The undersigned clergy of The Episcopal Church are making a shared statement of values about the presence of immigrants and refugees in our communities.

Our congregations are diverse.  We are high church and low church, big and small, from red states and blue states.  Our parishioners hold points of view across the political spectrum.

We share a common commitment to honor immigrants, refugees, and neighbors from different religions and we are deeply disturbed by the current swell of fear and scapegoating which seeks to criminalize and unfairly deport undocumented immigrants in our communities.

We are a nation of immigrants, and immigrants are important to the future of our country.  They face problems particular to their status but they are deeply connected with our wider communities.  They are long-time friends, neighbors, colleagues, students, service providers– and taxpayers.  Statistics show that immigrants support a growing economy and that the crime rate among immigrants is lower than the general population.

But data is secondary to our unshakable biblical conviction that every person reflects the image of God and deserves to be treated with dignity.  In Jesus Christ, there is no “they;” there is only “we.”
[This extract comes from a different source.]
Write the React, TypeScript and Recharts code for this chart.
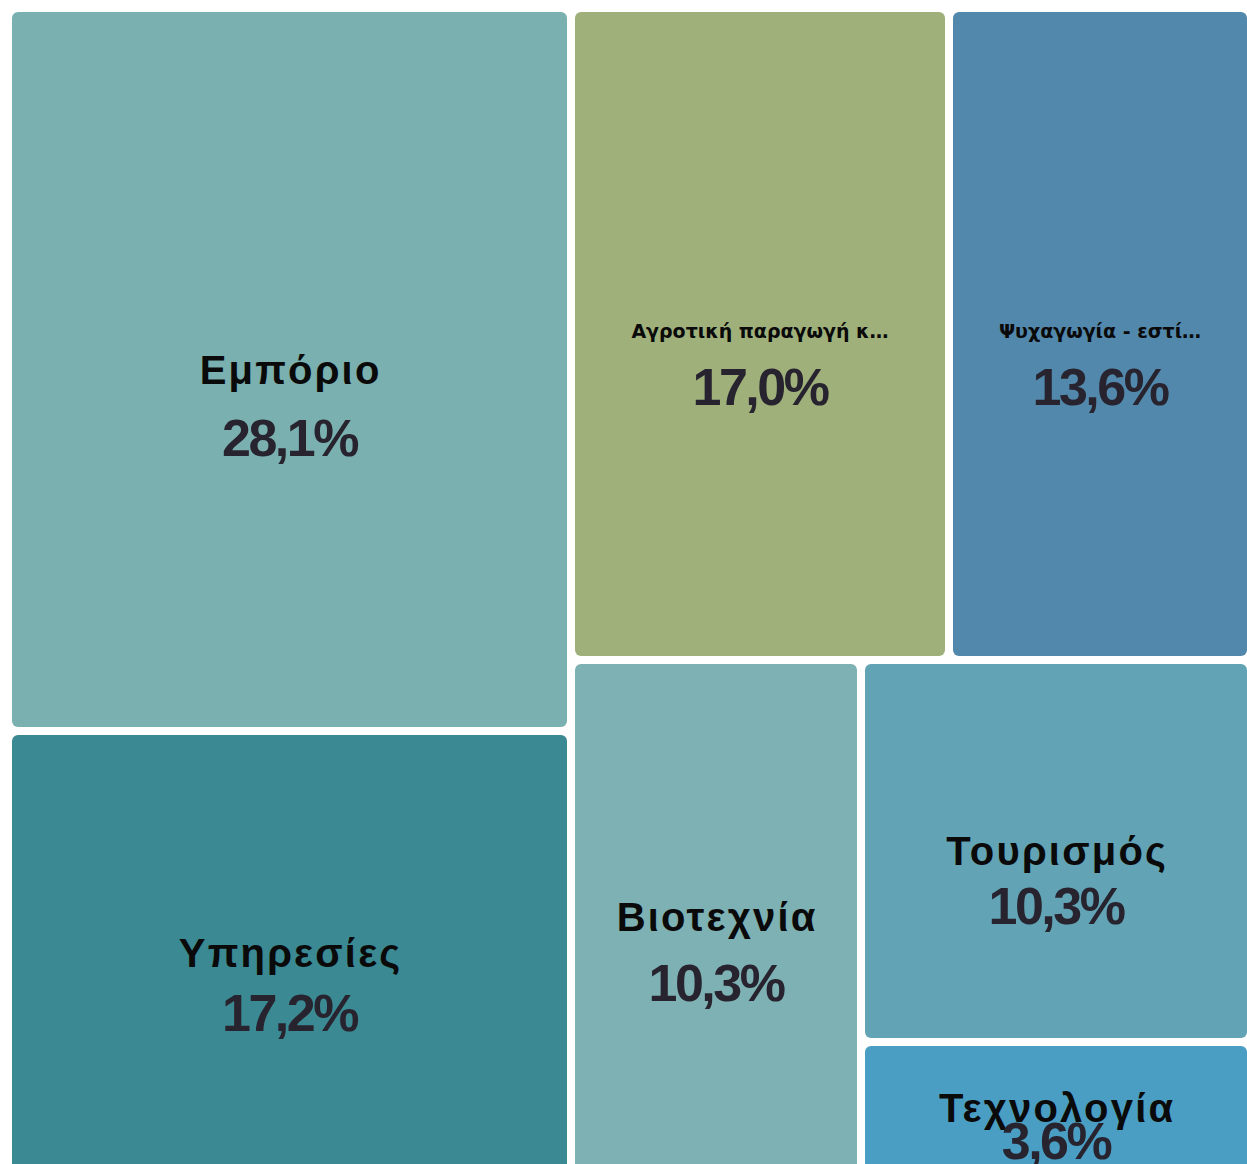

Immigration policies are not hypothetical questions for us.  Many of our congregations include immigrants and our ministries work with refugees in our neighborhoods.  Many of our communities have already been raided by immigration officials.  Families are being separated and children left stranded.  Our neighbors have reason to be afraid.

We commit to build relationships with immigrants and refugees in our communities, to know their stories and understand how our congregations can be in solidarity with them.

We stand together to witness to the Gospel of Jesus Christ:  those who love God must love their brothers and sisters also (1 John 4:20).

At this moment in our national life, we proclaim: Perfect love casts out fear (1 John 4:18).